Compare that to the way many manufactured products and most "prototypes" parts or models are usually created - by subtracting or removing materials. For example, starting with a block of steel and having a human or a robot painstakingly remove materials from the block using any number of machine tools (lathes, drills, etc.) until the desired part is produced. In that approach, a tremendous amount of material is often wasted.
In all 3-D printing processes, sophisticated design software is used to take cross-sections of the part to be created and calculate how each layer needs to be constructed. From there, different digital printing technologies take different approaches to actually creating the item, but in general, materials (e.g., plastics, glass, metals and ceramics), often in a powdery form, are meticulous laid down for a given layer in the object being made.
Something is then done to that material to solidify and harden it, ranging from use of binding agents to lasers to liquid plastics. and more. Inks can also be applied to produce color.
A given layer is typically just a fraction of millimeter thick. After it has been printed, the support tray is lower by the same fraction of a millimeter, and the process begins again, with some machines able to use different materials together as part of the process.
Today, digital printing machine costs can range from $10,000 or so at the low end to $1 million more on the high end.
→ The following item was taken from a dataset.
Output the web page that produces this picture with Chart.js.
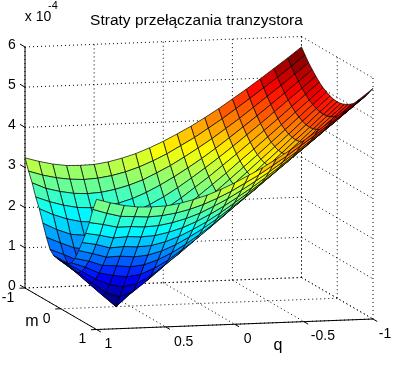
<!DOCTYPE html>
<html>
<head>
<meta charset="utf-8">
<style>
  html, body { margin: 0; padding: 0; background: #fff; }
  #wrap { width: 393px; height: 370px; }
</style>
<script src="https://cdn.jsdelivr.net/npm/chart.js@4/dist/chart.umd.min.js"></script>
</head>
<body>
<div id="wrap"><canvas id="chart" width="393" height="370"></canvas></div>
<script>
const qValues = [-1, -0.9, -0.8, -0.7, -0.6, -0.5, -0.4, -0.3, -0.2, -0.1, 0, 0.1, 0.2, 0.3, 0.4, 0.5, 0.6, 0.7, 0.8, 0.9, 1]
const mValues = [-1, -0.9, -0.8, -0.7, -0.6, -0.5, -0.4, -0.3, -0.2, -0.1, 0, 0.1, 0.2, 0.3, 0.4, 0.5, 0.6, 0.7, 0.8, 0.9, 1]

// straty, in units of 1e-4: one row per q, one column per m
const losses = [
  [5.74, 5.59, 5.45, 5.33, 5.22, 5.12, 5.04, 4.98, 4.93, 4.90, 4.89, 4.90, 4.93, 4.98, 5.04, 5.12, 5.22, 5.33, 5.45, 5.59, 5.74],
  [5.48, 5.32, 5.18, 5.05, 4.93, 4.83, 4.74, 4.68, 4.63, 4.60, 4.59, 4.60, 4.63, 4.68, 4.74, 4.83, 4.93, 5.05, 5.18, 5.32, 5.48],
  [5.23, 5.06, 4.91, 4.77, 4.65, 4.54, 4.45, 4.38, 4.33, 4.29, 4.28, 4.29, 4.33, 4.38, 4.45, 4.54, 4.65, 4.77, 4.91, 5.06, 5.23],
  [4.98, 4.81, 4.65, 4.50, 4.37, 4.25, 4.15, 4.08, 4.02, 3.99, 3.98, 3.99, 4.02, 4.08, 4.15, 4.25, 4.37, 4.50, 4.65, 4.81, 4.98],
  [4.74, 4.56, 4.39, 4.23, 4.09, 3.97, 3.86, 3.78, 3.72, 3.68, 3.67, 3.68, 3.72, 3.78, 3.86, 3.97, 4.09, 4.23, 4.39, 4.56, 4.74],
  [4.51, 4.32, 4.13, 3.97, 3.82, 3.69, 3.57, 3.48, 3.42, 3.38, 3.37, 3.38, 3.42, 3.48, 3.57, 3.69, 3.82, 3.97, 4.13, 4.32, 4.51],
  [4.28, 4.08, 3.89, 3.71, 3.55, 3.41, 3.29, 3.19, 3.12, 3.07, 3.06, 3.07, 3.12, 3.19, 3.29, 3.41, 3.55, 3.71, 3.89, 4.08, 4.28],
  [4.07, 3.86, 3.65, 3.46, 3.29, 3.14, 3.00, 2.90, 2.82, 2.77, 2.75, 2.77, 2.82, 2.90, 3.00, 3.14, 3.29, 3.46, 3.65, 3.86, 4.07],
  [3.87, 3.64, 3.43, 3.22, 3.04, 2.87, 2.73, 2.61, 2.52, 2.47, 2.45, 2.47, 2.52, 2.61, 2.73, 2.87, 3.04, 3.22, 3.43, 3.64, 3.87],
  [3.69, 3.45, 3.22, 3.00, 2.80, 2.62, 2.46, 2.32, 2.22, 2.16, 2.14, 2.16, 2.22, 2.32, 2.46, 2.62, 2.80, 3.00, 3.22, 3.45, 3.69],
  [3.52, 3.26, 3.02, 2.79, 2.57, 2.37, 2.19, 2.04, 1.93, 1.86, 1.84, 1.86, 1.93, 2.04, 2.19, 2.37, 2.57, 2.79, 3.02, 3.26, 3.52],
  [3.37, 3.10, 2.85, 2.60, 2.36, 2.14, 1.94, 1.77, 1.64, 1.56, 1.53, 1.56, 1.64, 1.77, 1.94, 2.14, 2.36, 2.60, 2.85, 3.10, 3.37],
  [3.24, 2.96, 2.69, 2.43, 2.18, 1.94, 1.71, 1.52, 1.36, 1.26, 1.22, 1.26, 1.36, 1.52, 1.71, 1.94, 2.18, 2.43, 2.69, 2.96, 3.24],
  [3.14, 2.85, 2.57, 2.29, 2.02, 1.76, 1.51, 1.28, 1.10, 0.96, 0.92, 0.96, 1.10, 1.28, 1.51, 1.76, 2.02, 2.29, 2.57, 2.85, 3.14],
  [3.06, 2.77, 2.48, 2.19, 1.90, 1.62, 1.35, 1.09, 0.85, 0.68, 0.61, 0.68, 0.85, 1.09, 1.35, 1.62, 1.90, 2.19, 2.48, 2.77, 3.06],
  [3.01, 2.72, 2.42, 2.12, 1.82, 1.53, 1.24, 0.95, 0.67, 0.42, 0.30, 0.42, 0.67, 0.95, 1.24, 1.53, 1.82, 2.12, 2.42, 2.72, 3.01],
  [3.00, 2.70, 2.40, 2.10, 1.80, 1.50, 1.20, 0.90, 0.60, 0.30, 0.00, 0.30, 0.60, 0.90, 1.20, 1.50, 1.80, 2.10, 2.40, 2.70, 3.00],
  [3.01, 2.72, 2.42, 2.12, 1.82, 1.53, 1.24, 0.95, 0.67, 0.42, 0.30, 0.42, 0.67, 0.95, 1.24, 1.53, 1.82, 2.12, 2.42, 2.72, 3.01],
  [3.06, 2.77, 2.48, 2.19, 1.90, 1.57, 1.28, 1.02, 0.82, 0.67, 0.61, 0.67, 0.82, 1.02, 1.26, 1.52, 1.80, 2.10, 2.42, 2.74, 3.06],
  [3.14, 2.85, 2.57, 2.29, 2.02, 1.70, 1.42, 1.18, 1.02, 0.94, 0.92, 0.94, 1.02, 1.18, 1.38, 1.62, 1.90, 2.18, 2.50, 2.83, 3.14],
  [3.24, 2.96, 2.72, 2.42, 2.18, 1.87, 1.57, 1.32, 1.22, 1.20, 1.20, 1.20, 1.22, 1.30, 1.46, 1.71, 1.96, 2.24, 2.56, 2.94, 3.24],
]

const qTicks = [1, 0.5, 0, -0.5, -1]
const qTickLabels = ['1', '0.5', '0', '-0.5', '-1']
const qLabelShift = [12, 18, 13, 19, 12]
const mTicks = [-1, 0, 1]
const mTickLabels = ['-1', '0', '1']
const mLabelShift = [[-17, 10], [-14, 10], [-14, 10]]
const zTicks = [0, 1, 2, 3, 4, 5, 6]
const zTickLabels = ['0', '1', '2', '3', '4', '5', '6']

const TOP = 30 // height the title takes, the y scale starts there
const FONT = '"Liberation Sans", Arial, sans-serif'

// the view of the box: screen position of a (q, m, z) point
function project(q, m, z) {
  return {
    x: 199 - 138.25 * q + 35.75 * m,
    y: 303.5 + 5.25 * q + 20.75 * m - 40.17 * z,
  }
}

// matlab jet, 64 steps
function jet(z) {
  const zMax = 5.74
  const k = Math.min(63, Math.floor((z / zMax) * 64))
  const t = (k + 0.5) / 64
  const ch = (c) => Math.round(255 * Math.max(0, Math.min(1, 1.5 - Math.abs(4 * t - c))))
  return `rgb(${ch(3)},${ch(2)},${ch(1)})`
}

function cellDataset(i, j) {
  const corners = [[i, j], [i + 1, j], [i + 1, j + 1], [i, j + 1], [i, j]]
  return {
    data: corners.map(([a, b]) => project(qValues[a], mValues[b], losses[a][b])),
    showLine: true,
    fill: 'shape',
    backgroundColor: jet(losses[i][j]),
    borderColor: '#000',
    borderWidth: 0.7,
    pointRadius: 0,
    tension: 0,
    clip: false,
  }
}

function lineDataset(from, to, dotted) {
  return {
    data: [project(...from), project(...to)],
    showLine: true,
    fill: false,
    borderColor: '#000',
    borderWidth: 1,
    borderDash: dotted ? [1, 3] : [],
    pointRadius: 0,
    tension: 0,
    clip: false,
  }
}

// first dataset ends up on top, so the nearest cells go first
const datasets = []
for (let j = mValues.length - 2; j >= 0; j--) {
  for (let i = qValues.length - 2; i >= 0; i--) {
    datasets.push(cellDataset(i, j))
  }
}

// axes and ticks
datasets.push(lineDataset([1, -1, 0], [1, -1, 6], false))
datasets.push(lineDataset([1, -1, 0], [1, 1, 0], false))
datasets.push(lineDataset([1, 1, 0], [-1, 1, 0], false))
zTicks.forEach((z) => datasets.push(lineDataset([1, -1, z], [1, -1.14, z], false)))
qTicks.forEach((q) => datasets.push(lineDataset([q, 1, 0], [q, 1.12, 0], false)))
mTicks.forEach((m) => datasets.push(lineDataset([1, m, 0], [1.04, m, 0], false)))

// dotted box grid
zTicks.forEach((z) => {
  datasets.push(lineDataset([1, -1, z], [-1, -1, z], true))
  datasets.push(lineDataset([-1, -1, z], [-1, 1, z], true))
})
qTicks.forEach((q) => {
  datasets.push(lineDataset([q, -1, 0], [q, -1, 6], true))
  datasets.push(lineDataset([q, -1, 0], [q, 1, 0], true))
})
mTicks.forEach((m) => {
  datasets.push(lineDataset([-1, m, 0], [-1, m, 6], true))
  datasets.push(lineDataset([-1, m, 0], [1, m, 0], true))
})

function text(ctx, str, x, y, size) {
  ctx.font = `${size}px ${FONT}`
  ctx.fillText(str, x, y)
}

const axisLabels = {
  id: 'axisLabels',
  afterDraw(chart) {
    const ctx = chart.ctx
    const sx = chart.scales.x
    const sy = chart.scales.y
    const at = (p, dx, dy) => [sx.getPixelForValue(p.x) + dx, sy.getPixelForValue(p.y) + dy]
    ctx.save()
    ctx.fillStyle = '#000'
    ctx.textAlign = 'center'
    ctx.textBaseline = 'middle'
    zTicks.forEach((z, i) => text(ctx, zTickLabels[i], ...at(project(1, -1, z), -13, -2), 14))
    qTicks.forEach((q, i) => text(ctx, qTickLabels[i], ...at(project(q, 1, 0), qLabelShift[i], 15), 14))
    mTicks.forEach((m, i) => text(ctx, mTickLabels[i], ...at(project(1, m, 0), ...mLabelShift[i]), 14))
    text(ctx, 'm', 32, 322, 16)
    text(ctx, 'q', 278, 346, 16)
    text(ctx, 'x 10', 38, 17, 14)
    text(ctx, '-4', 53, 6, 11)
    ctx.restore()
  },
}

new Chart(document.getElementById('chart'), {
  type: 'scatter',
  data: { datasets },
  plugins: [axisLabels],
  options: {
    responsive: false,
    animation: false,
    layout: { padding: 0 },
    plugins: {
      legend: { display: false },
      tooltip: { enabled: false },
      title: {
        display: true,
        text: 'Straty przełączania tranzystora',
        color: '#000',
        font: { family: FONT, size: 15.5, weight: 'normal', lineHeight: 1.2 },
        padding: { top: 11, bottom: 0.4 },
      },
    },
    scales: {
      x: { type: 'linear', min: 0, max: 393, display: false },
      y: { type: 'linear', min: TOP, max: 370, reverse: true, display: false },
    },
  },
})
</script>
</body>
</html>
They are becoming available in increasingly large sizes to meet a greater variety of digital manufacturing needs.
Scope of Products being Printed Right Now is Staggering
Digital printing began more than a decade ago primarily to serve the need to rapidly create prototype parts more quickly and much less expensively than the human machining processes that had always been used before.
But the technical progress for creating actual usable, not just prototypes, items over the past few years has been staggering, as digital printing technology has become better, faster, larger, and capable of handling more materials.
Digital printing industry analyst Terry Wohlers, for example, says right now more than 20% of the output of 3D printers is for final products, not just prototypes, and he predicts that this will rise to 50% by 2020. And that would be with significant growth in digital printing happening for prototypes at the same time, as the technology really expands in industries such as aerospace.
Some trends are also moving in digital printing's favor, such as use of composite materials for components in some industry sectors where those parts used to always be fabricated metals.
According to the Economist article, the bread of such products being digitally printed successfully today astounding:
• Titanium landing brackets for use in aircraft
• Industrial gloves made from nylon, stainless steel or titanium
• Mobile-phone cases where the shape, color and other features of the case can be personalized for each user
• Dental crowns ideally shaped for a given patient's mouth
• Medical implants
You get the idea. The possibilities are endless. As the Economist notes: "Only a few years ago making decorative lampshades with 3D printers seemed to be a highly unlikely business, but it has become an industry with many competing firms and sales volumes in the thousands.